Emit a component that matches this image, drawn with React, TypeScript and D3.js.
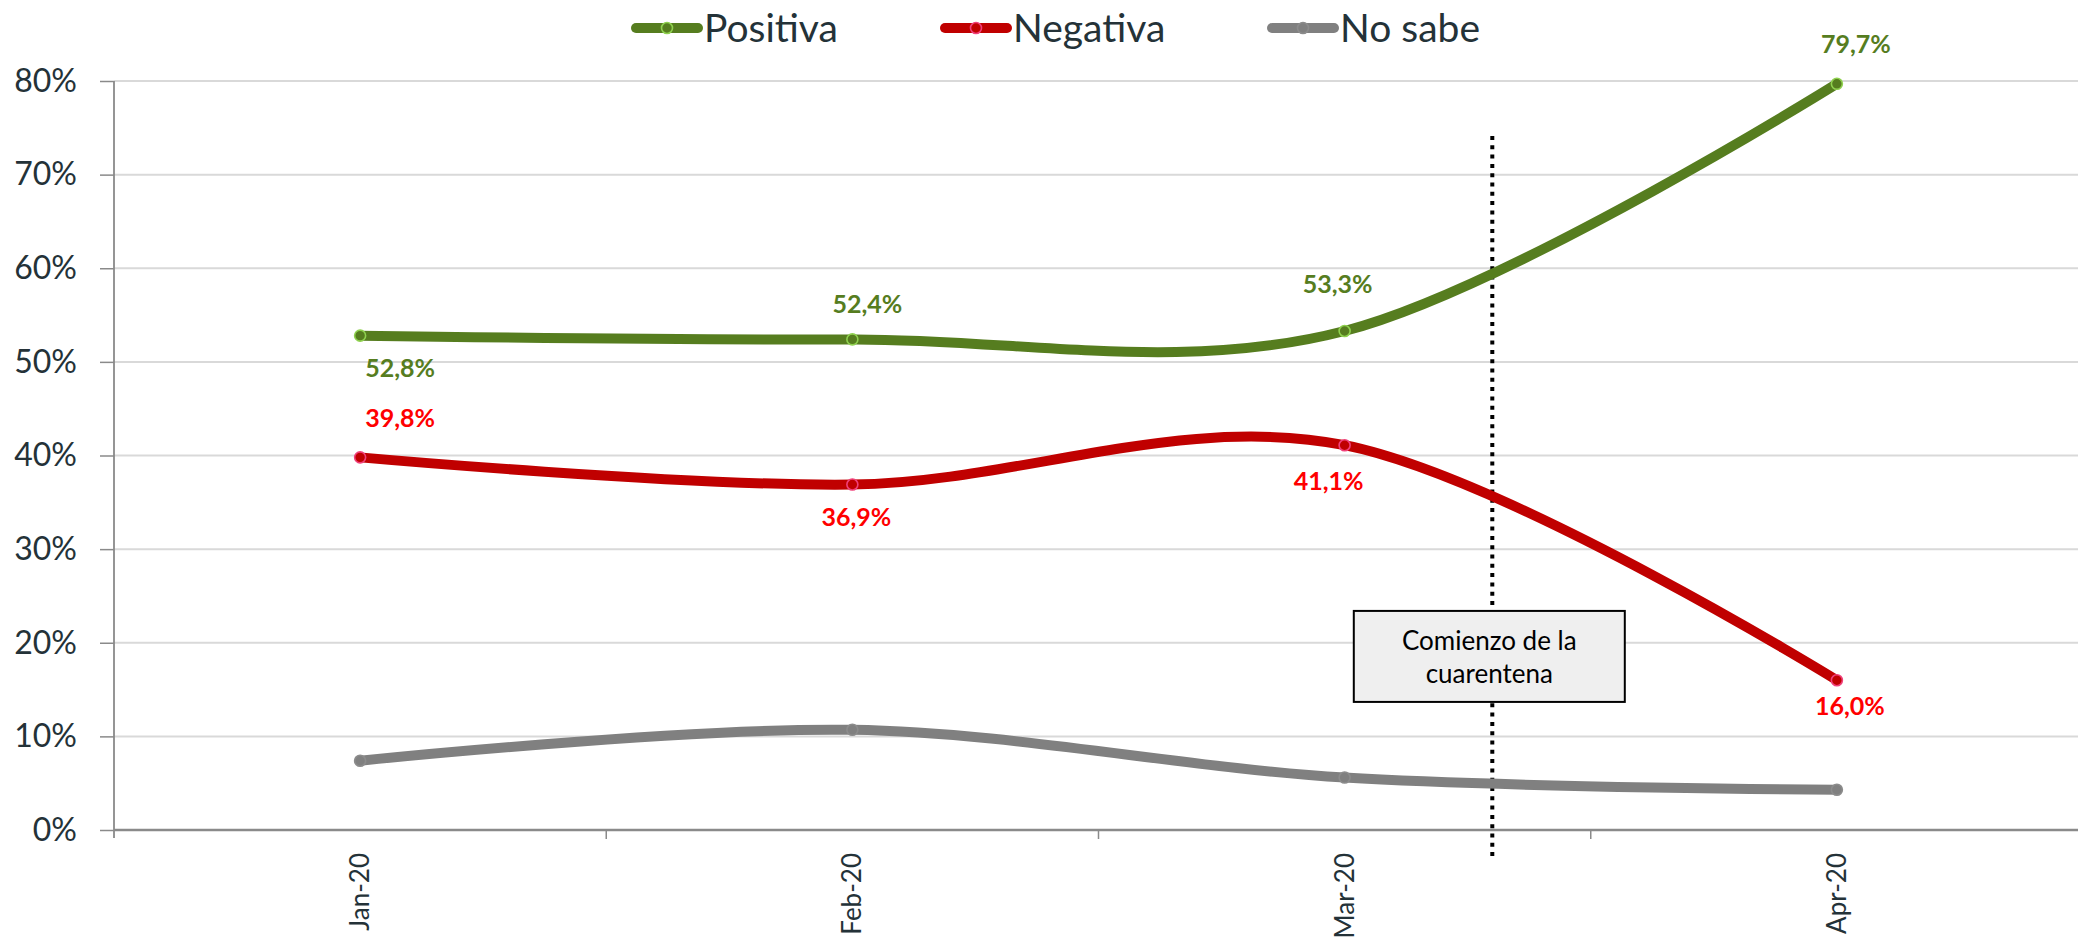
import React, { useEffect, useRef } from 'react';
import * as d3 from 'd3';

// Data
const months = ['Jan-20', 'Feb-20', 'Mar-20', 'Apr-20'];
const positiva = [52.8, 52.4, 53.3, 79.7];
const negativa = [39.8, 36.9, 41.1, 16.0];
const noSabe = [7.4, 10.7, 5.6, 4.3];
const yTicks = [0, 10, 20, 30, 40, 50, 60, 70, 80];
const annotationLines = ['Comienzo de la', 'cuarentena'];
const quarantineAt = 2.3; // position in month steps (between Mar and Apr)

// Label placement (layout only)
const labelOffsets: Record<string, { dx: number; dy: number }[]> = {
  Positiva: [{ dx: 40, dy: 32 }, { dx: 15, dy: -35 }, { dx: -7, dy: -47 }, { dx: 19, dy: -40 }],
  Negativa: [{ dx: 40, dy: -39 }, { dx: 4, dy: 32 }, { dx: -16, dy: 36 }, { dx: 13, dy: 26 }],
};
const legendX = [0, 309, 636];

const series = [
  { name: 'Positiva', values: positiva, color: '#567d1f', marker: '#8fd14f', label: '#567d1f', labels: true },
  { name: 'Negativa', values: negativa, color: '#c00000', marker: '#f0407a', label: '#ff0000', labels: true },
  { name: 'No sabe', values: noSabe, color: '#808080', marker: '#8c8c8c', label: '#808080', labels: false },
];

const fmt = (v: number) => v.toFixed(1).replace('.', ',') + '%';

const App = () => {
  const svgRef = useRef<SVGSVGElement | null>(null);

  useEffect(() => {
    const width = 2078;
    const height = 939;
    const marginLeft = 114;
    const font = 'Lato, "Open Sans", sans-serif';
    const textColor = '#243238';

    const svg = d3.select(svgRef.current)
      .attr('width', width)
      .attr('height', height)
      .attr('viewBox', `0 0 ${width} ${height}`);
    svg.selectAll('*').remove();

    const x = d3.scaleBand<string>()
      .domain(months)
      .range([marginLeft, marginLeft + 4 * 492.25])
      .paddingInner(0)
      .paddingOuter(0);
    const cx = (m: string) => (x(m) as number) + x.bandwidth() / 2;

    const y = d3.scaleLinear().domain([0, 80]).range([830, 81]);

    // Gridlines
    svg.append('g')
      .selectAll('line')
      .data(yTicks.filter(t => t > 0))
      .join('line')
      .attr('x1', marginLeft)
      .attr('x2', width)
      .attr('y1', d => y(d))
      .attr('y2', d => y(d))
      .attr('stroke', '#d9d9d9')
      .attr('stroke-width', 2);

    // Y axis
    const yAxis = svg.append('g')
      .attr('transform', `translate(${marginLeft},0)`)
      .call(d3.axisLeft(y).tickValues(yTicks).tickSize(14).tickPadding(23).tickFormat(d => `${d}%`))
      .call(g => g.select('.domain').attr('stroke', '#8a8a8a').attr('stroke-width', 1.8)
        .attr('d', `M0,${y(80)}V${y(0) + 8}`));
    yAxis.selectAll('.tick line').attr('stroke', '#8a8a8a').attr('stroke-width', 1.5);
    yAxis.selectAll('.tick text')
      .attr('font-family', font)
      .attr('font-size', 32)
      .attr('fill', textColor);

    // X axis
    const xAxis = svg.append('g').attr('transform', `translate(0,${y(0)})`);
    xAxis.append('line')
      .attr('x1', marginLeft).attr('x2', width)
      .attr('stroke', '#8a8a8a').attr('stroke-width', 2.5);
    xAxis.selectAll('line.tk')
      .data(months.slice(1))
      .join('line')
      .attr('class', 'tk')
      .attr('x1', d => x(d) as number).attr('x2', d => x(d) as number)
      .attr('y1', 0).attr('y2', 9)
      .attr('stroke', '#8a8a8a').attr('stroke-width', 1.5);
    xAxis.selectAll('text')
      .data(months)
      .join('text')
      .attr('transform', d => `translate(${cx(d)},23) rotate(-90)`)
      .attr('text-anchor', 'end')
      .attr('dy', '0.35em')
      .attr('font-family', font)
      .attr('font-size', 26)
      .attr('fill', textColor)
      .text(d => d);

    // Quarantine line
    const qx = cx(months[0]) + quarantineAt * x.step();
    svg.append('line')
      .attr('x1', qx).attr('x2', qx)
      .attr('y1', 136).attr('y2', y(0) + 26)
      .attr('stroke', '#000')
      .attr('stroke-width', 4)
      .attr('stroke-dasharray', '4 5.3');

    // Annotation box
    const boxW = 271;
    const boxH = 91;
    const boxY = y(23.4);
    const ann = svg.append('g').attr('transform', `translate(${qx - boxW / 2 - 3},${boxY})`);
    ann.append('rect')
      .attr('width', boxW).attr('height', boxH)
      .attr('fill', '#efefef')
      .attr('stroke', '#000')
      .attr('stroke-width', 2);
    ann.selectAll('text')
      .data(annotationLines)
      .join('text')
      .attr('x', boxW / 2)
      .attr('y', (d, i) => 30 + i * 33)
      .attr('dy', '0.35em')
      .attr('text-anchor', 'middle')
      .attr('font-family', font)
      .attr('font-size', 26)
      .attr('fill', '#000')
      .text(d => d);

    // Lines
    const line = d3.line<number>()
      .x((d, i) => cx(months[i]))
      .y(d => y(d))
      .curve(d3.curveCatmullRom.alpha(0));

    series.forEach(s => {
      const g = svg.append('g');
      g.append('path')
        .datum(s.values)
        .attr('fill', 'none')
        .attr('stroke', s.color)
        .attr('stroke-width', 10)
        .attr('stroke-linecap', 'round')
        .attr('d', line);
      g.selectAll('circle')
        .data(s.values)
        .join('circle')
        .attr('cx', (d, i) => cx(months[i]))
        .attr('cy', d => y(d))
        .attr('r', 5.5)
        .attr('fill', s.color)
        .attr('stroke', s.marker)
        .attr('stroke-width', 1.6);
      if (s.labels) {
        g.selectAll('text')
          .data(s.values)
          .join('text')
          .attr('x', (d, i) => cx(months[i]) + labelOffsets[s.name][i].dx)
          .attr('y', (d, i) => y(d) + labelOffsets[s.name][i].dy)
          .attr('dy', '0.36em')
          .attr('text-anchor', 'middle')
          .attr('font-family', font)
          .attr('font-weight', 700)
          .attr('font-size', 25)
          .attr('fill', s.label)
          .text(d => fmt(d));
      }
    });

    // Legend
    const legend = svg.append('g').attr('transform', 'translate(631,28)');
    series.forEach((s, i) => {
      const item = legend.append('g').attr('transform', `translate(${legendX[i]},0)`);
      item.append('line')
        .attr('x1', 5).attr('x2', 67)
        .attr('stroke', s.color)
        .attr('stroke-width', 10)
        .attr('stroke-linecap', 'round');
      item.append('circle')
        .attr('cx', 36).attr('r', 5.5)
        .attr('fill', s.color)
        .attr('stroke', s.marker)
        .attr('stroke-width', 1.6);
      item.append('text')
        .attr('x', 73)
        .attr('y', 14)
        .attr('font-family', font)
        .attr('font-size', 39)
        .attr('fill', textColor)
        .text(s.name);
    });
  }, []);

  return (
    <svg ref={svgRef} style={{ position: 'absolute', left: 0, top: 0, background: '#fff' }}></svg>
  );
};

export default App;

________________________________________

▶ _OBJECTIVE_
Without the pictures, return the listing above from its first line through the line that has "import * as d3 from 'd3';".

▶ _ANSWER TO THE EXERCISE_
Emit a component that matches this image, drawn with React, TypeScript and D3.js.
import React, { useEffect, useRef } from 'react';
import * as d3 from 'd3';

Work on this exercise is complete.